Are all marine battery trays and battery boxes the same?

They are not the same because marine engines vary in size, affecting battery size requirements. Each battery tray and battery box is designed for a specific marine engine make and model and features the following components:

  • Tray foundation: Attaches to the boat and provides a foundation to hold single or multiple marine batteries.
  • Adjustable strap or hold bracket: This attaches to the battery tray and tightens to hold the battery in place. Batteries that move during use may result in a disconnection from the electrical system or damage to an engine’s or boat’s structure.
  • Fitted box: Many marine batteries use a fitted top that covers and holds the entire battery, increasing resistance to water and other corrosive properties by keeping them outside the battery box.

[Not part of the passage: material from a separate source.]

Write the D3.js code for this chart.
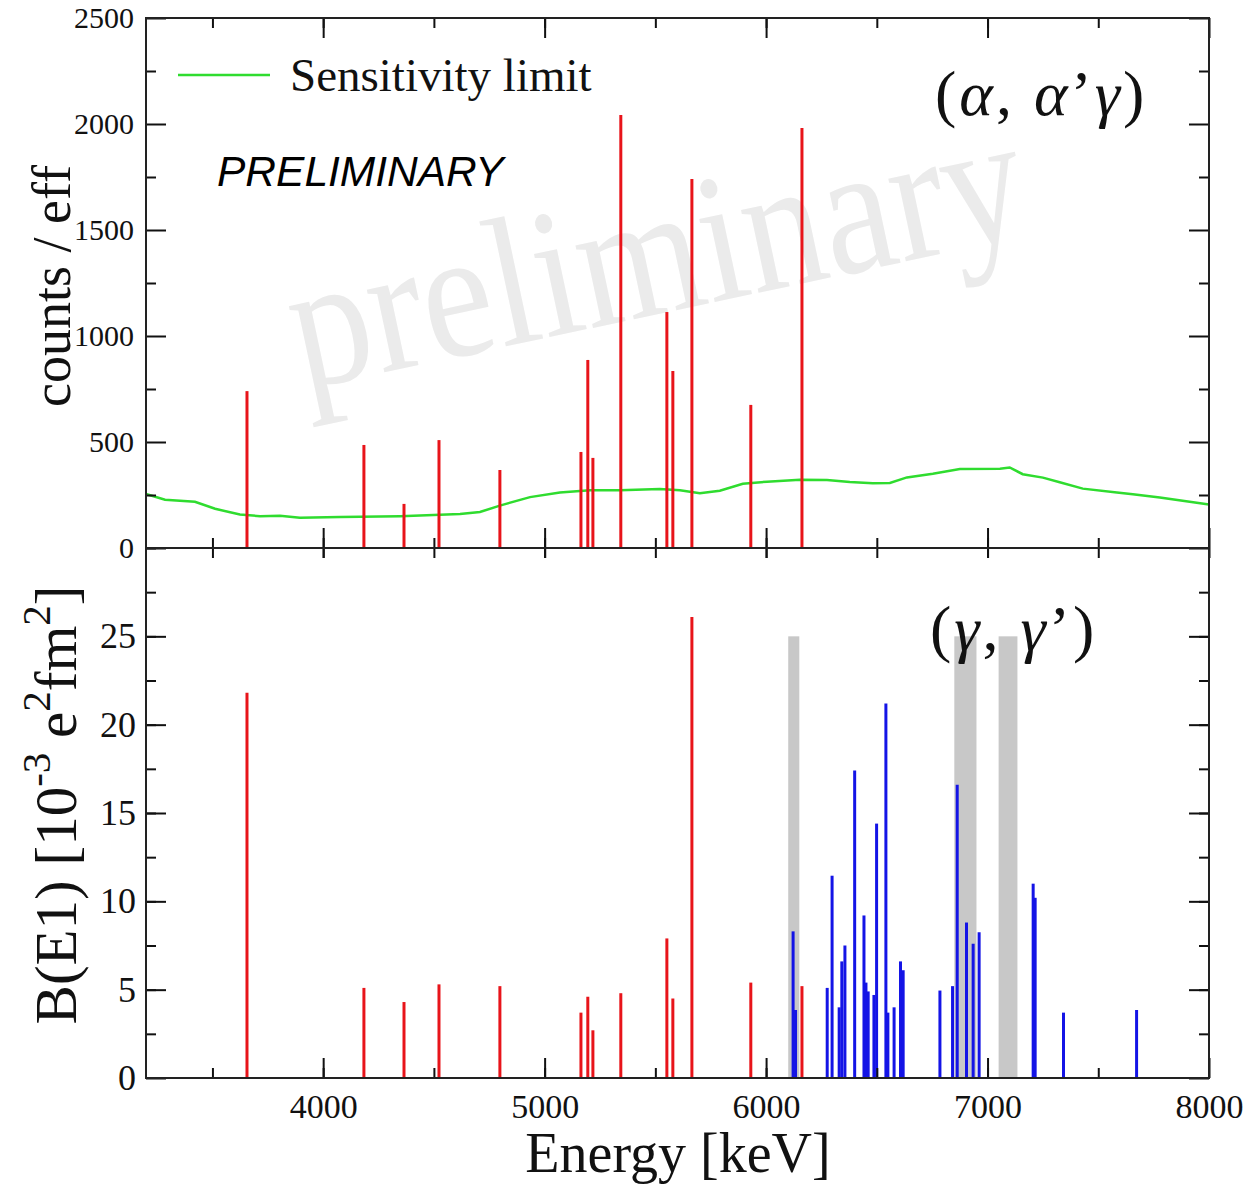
<!DOCTYPE html>
<html>
<head>
  <meta charset="utf-8">
  <title>B(E1) comparison</title>
  <style type="text/css">
    body { margin: 0; background: white; }
    .serif { font-family: "Liberation Serif", "Times New Roman", serif; fill: #111; }
    .tick line { stroke: #111; stroke-width: 2; }
    .tick text { font-family: "Liberation Serif", "Times New Roman", serif !important; }
    .frame { fill: none; stroke: #222; stroke-width: 2; }
  </style>
</head>
<body>
<script src="https://cdnjs.cloudflare.com/ajax/libs/d3/7.8.5/d3.min.js"></script>
<script>
// (alpha, alpha' gamma) lines: energy [keV] and counts / eff
var alphaEnergy = [3656, 4184, 4365, 4523, 4798, 5164, 5195, 5218, 5344, 5552, 5579, 5665, 5931, 6162];
var alphaCounts = [740, 486, 208, 509, 368, 453, 887, 425, 2042, 1113, 835, 1741, 675, 1981];
// same states seen in (gamma, gamma') -> B(E1) in 10^-3 e^2fm^2
var alphaBE1 = [21.8, 5.1, 4.3, 5.3, 5.2, 3.7, 4.6, 2.7, 4.8, 7.9, 4.5, 26.1, 5.4, 5.2];

// states only seen in (gamma, gamma')
var gammaEnergy = [6122, 6133, 6276, 6298, 6330, 6342, 6356, 6400, 6442, 6451, 6461, 6487, 6499, 6541,
                   6550, 6578, 6607, 6619, 6785, 6842, 6863, 6905, 6935, 6962, 7206, 7215, 7343, 7673];
var gammaBE1 = [8.3, 3.85, 5.1, 11.45, 4.0, 6.6, 7.5, 17.4, 9.2, 5.4, 4.9, 4.7, 14.4, 21.2,
                3.7, 4.0, 6.6, 6.1, 4.95, 5.2, 16.6, 8.8, 7.6, 8.25, 11.0, 10.2, 3.7, 3.85];

// grey bands (energy ranges) in lower panel
var bandStart = [6100, 6850, 7050];
var bandEnd = [6150, 6950, 7135];
var bandTop = 25;

// sensitivity limit curve
var sensEnergy = [3200, 3286, 3421, 3512, 3624, 3715, 3805, 3895, 4076, 4347, 4618, 4708, 4798, 4934, 5069,
                  5205, 5340, 5520, 5611, 5701, 5791, 5895, 6004, 6153, 6275, 6378, 6482, 6559, 6636, 6753,
                  6875, 7056, 7100, 7159, 7250, 7326, 7430, 7584, 7656, 7778, 8000];
var sensCounts = [255, 228, 218, 185, 158, 150, 152, 143, 146, 150, 160, 170, 200, 240, 262,
                  272, 272, 278, 272, 258, 270, 303, 313, 322, 321, 311, 305, 307, 333, 350,
                  373, 374, 380, 348, 332, 310, 280, 262, 253, 238, 205];

var xTicks = [4000, 5000, 6000, 7000, 8000];
var topTicks = [0, 500, 1000, 1500, 2000, 2500];
var botTicks = [0, 5, 10, 15, 20, 25];

var W = 1251, H = 1184;
var L = 146, R = 1209, T = 18, MID = 548, B = 1078;
var SERIF = '"Liberation Serif", "Times New Roman", serif';

var svg = d3.select('body').append('svg')
  .attr('width', W)
  .attr('height', H);

var x = d3.scaleLinear().domain([3200, 8000]).range([L, R]);
var yTop = d3.scaleLinear().domain([0, 2500]).range([MID, T]);
var yBot = d3.scaleLinear().domain([0, 30]).range([B, MID]);

// watermark
svg.append('text')
  .attr('class', 'serif')
  .attr('transform', 'translate(668,312) rotate(-12) scale(1,1.15)')
  .attr('text-anchor', 'middle')
  .style('font-size', '160px')
  .style('fill', '#ebebeb')
  .text('preliminary');

// grey bands
svg.selectAll('rect.band')
  .data(bandStart)
  .enter().append('rect')
  .attr('class', 'band')
  .attr('x', function(d){ return x(d); })
  .attr('width', function(d, i){ return x(bandEnd[i]) - x(d); })
  .attr('y', yBot(bandTop))
  .attr('height', yBot(0) - yBot(bandTop))
  .attr('fill', '#c8c8c8');

// sensitivity limit
var line = d3.line()
  .x(function(d, i){ return x(sensEnergy[i]); })
  .y(function(d){ return yTop(d); });
svg.append('path')
  .attr('d', line(sensCounts))
  .attr('fill', 'none')
  .attr('stroke', '#2fdc2f')
  .attr('stroke-width', 2.5);

// red lines, top panel
svg.selectAll('line.atop')
  .data(alphaCounts)
  .enter().append('line')
  .attr('class', 'atop')
  .attr('x1', function(d, i){ return x(alphaEnergy[i]); })
  .attr('x2', function(d, i){ return x(alphaEnergy[i]); })
  .attr('y1', yTop(0))
  .attr('y2', function(d){ return yTop(d); })
  .attr('stroke', '#e8141a')
  .attr('stroke-width', 3);

// red lines, bottom panel
svg.selectAll('line.abot')
  .data(alphaBE1)
  .enter().append('line')
  .attr('class', 'abot')
  .attr('x1', function(d, i){ return x(alphaEnergy[i]); })
  .attr('x2', function(d, i){ return x(alphaEnergy[i]); })
  .attr('y1', yBot(0))
  .attr('y2', function(d){ return yBot(d); })
  .attr('stroke', '#e8141a')
  .attr('stroke-width', 3);

// blue lines
svg.selectAll('line.gbot')
  .data(gammaBE1)
  .enter().append('line')
  .attr('class', 'gbot')
  .attr('x1', function(d, i){ return x(gammaEnergy[i]); })
  .attr('x2', function(d, i){ return x(gammaEnergy[i]); })
  .attr('y1', yBot(0))
  .attr('y2', function(d){ return yBot(d); })
  .attr('stroke', '#1414e6')
  .attr('stroke-width', 3);

// axes: major + minor ticks, all pointing inwards
function ticks(axis, values, size, pos, labels, fs, pad) {
  var g = svg.append('g')
    .attr('transform', pos)
    .call(axis.tickValues(values).tickSize(-size).tickPadding(pad || 10)
      .tickFormat(labels ? d3.format('d') : ''));
  g.select('.domain').remove();
  g.attr('font-family', SERIF);
  if (fs) g.selectAll('text').style('font-size', fs + 'px').attr('fill', '#111');
  return g;
}
var minorX = d3.range(3500, 8000, 500);
var minorTop = d3.range(250, 2500, 500);
var minorBot = d3.range(2.5, 30, 2.5);

// top panel
ticks(d3.axisLeft(yTop), topTicks, 20, 'translate(' + L + ',0)', true, 30, 12);
ticks(d3.axisLeft(yTop), minorTop, 10, 'translate(' + L + ',0)');
ticks(d3.axisRight(yTop), topTicks, 20, 'translate(' + R + ',0)');
ticks(d3.axisRight(yTop), minorTop, 10, 'translate(' + R + ',0)');
ticks(d3.axisTop(x), xTicks, 20, 'translate(0,' + T + ')');
ticks(d3.axisTop(x), minorX, 10, 'translate(0,' + T + ')');
ticks(d3.axisBottom(x), xTicks, 20, 'translate(0,' + MID + ')');
ticks(d3.axisBottom(x), minorX, 10, 'translate(0,' + MID + ')');

// bottom panel
ticks(d3.axisLeft(yBot), botTicks, 20, 'translate(' + L + ',0)', true, 36, 10);
ticks(d3.axisLeft(yBot), [30].concat(minorBot), 10, 'translate(' + L + ',0)');
ticks(d3.axisRight(yBot), botTicks, 20, 'translate(' + R + ',0)');
ticks(d3.axisRight(yBot), minorBot, 10, 'translate(' + R + ',0)');
ticks(d3.axisTop(x), xTicks, 10, 'translate(0,' + MID + ')');
ticks(d3.axisTop(x), minorX, 10, 'translate(0,' + MID + ')');
ticks(d3.axisBottom(x), xTicks, 20, 'translate(0,' + B + ')', true, 34, 16);
ticks(d3.axisBottom(x), minorX, 10, 'translate(0,' + B + ')');

// frames
svg.append('rect').attr('class', 'frame')
  .attr('x', L).attr('y', T).attr('width', R - L).attr('height', MID - T);
svg.append('rect').attr('class', 'frame')
  .attr('x', L).attr('y', MID).attr('width', R - L).attr('height', B - MID);

// legend
svg.append('line')
  .attr('x1', 178).attr('x2', 270).attr('y1', 75).attr('y2', 75)
  .attr('stroke', '#2fdc2f').attr('stroke-width', 2.5);
svg.append('text').attr('class', 'serif')
  .attr('x', 290).attr('y', 91)
  .style('font-size', '47px')
  .text('Sensitivity limit');

svg.append('text')
  .attr('x', 217).attr('y', 186)
  .style('font-family', '"Liberation Sans", Arial, sans-serif')
  .style('font-style', 'italic')
  .style('font-size', '42.5px')
  .text('PRELIMINARY');

// reaction labels
function reaction(xp, yp, parts) {
  var t = svg.append('text').attr('class', 'serif')
    .attr('x', xp).attr('y', yp)
    .style('font-size', '64px')
    .style('letter-spacing', '3px');
  parts.forEach(function(p){
    t.append('tspan').style('font-style', p[1] ? 'italic' : 'normal').text(p[0]);
  });
}
reaction(935, 115, [['(', 0], ['\u03b1', 1], [', ', 0], ['\u03b1', 1], ['\u2019', 0], ['\u03b3', 1], [')', 0]]);
reaction(930, 650, [['(', 0], ['\u03b3', 1], [', ', 0], ['\u03b3', 1], ['\u2019', 0], [')', 0]]);

// axis titles
svg.append('text').attr('class', 'serif')
  .attr('transform', 'translate(70,286) rotate(-90)')
  .attr('text-anchor', 'middle')
  .style('font-size', '54px')
  .text('counts / eff');

var yl = svg.append('text').attr('class', 'serif')
  .attr('transform', 'translate(76,805) rotate(-90)')
  .attr('text-anchor', 'middle')
  .style('font-size', '59px');
yl.append('tspan').text('B(E1) [10');
yl.append('tspan').attr('dy', -26).style('font-size', '41px').text('-3');
yl.append('tspan').attr('dy', 26).text(' e');
yl.append('tspan').attr('dy', -26).style('font-size', '41px').text('2');
yl.append('tspan').attr('dy', 26).text('fm');
yl.append('tspan').attr('dy', -26).style('font-size', '41px').text('2');
yl.append('tspan').attr('dy', 26).text(']');

svg.append('text').attr('class', 'serif')
  .attr('x', 678).attr('y', 1172)
  .attr('text-anchor', 'middle')
  .style('font-size', '56px')
  .text('Energy [keV]');
</script>
</body>
</html>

What materials do a typical battery tray and battery box use?

Although car and truck battery trays and boxes include metallic materials, specialized plastics are most effective for marine applications due to their resistance to corrosion. However, plastic battery trays and battery boxes still need to be inspected for corrosion and other abnormalities as they age. This ensures that they can safely hold their contents.

When is it time to replace a battery tray or battery box?

  • Surface cracks: This indicates a weakening of the structure, which could challenge the ability of it to hold contents in its place.
  • Corrosion: Although metals corrode faster, it is still possible for plastic structures to corrode. When inspecting your battery tray or battery box, check for material discoloration and degradation of the structure due to marine corrosion.
  • Broken parts: Whether it is a chip, failed bolts, a broken strap, or other structural challenges, the defective marine part should be replaced as soon as possible.

How do you inspect a battery tray or battery box?

All inspections should be performed per manufacturer’s recommendations. Some of the steps may involve:

  • Removing the battery: Follow the manufacturer’s procedures on removing the battery. Typical steps include removing the top of the battery box, disconnecting the battery from the electrical system, loosening the battery bracket and/or strap that holds the battery in place, and removing the battery.
  • Removing the battery tray: If anchored to the watercraft’s structure, loosen and remove bolts that are holding the battery tray in place and remove.
  • Inspecting the battery tray and battery box: Clean off any debris and carefully look for cracks, chips, breaks, discoloration, and other indicators of weakness around or in the battery tray and/or battery box.
  • Replacing the battery: If signs of structural failure are present, order and install a marine-approved replacement part and reinstall the battery.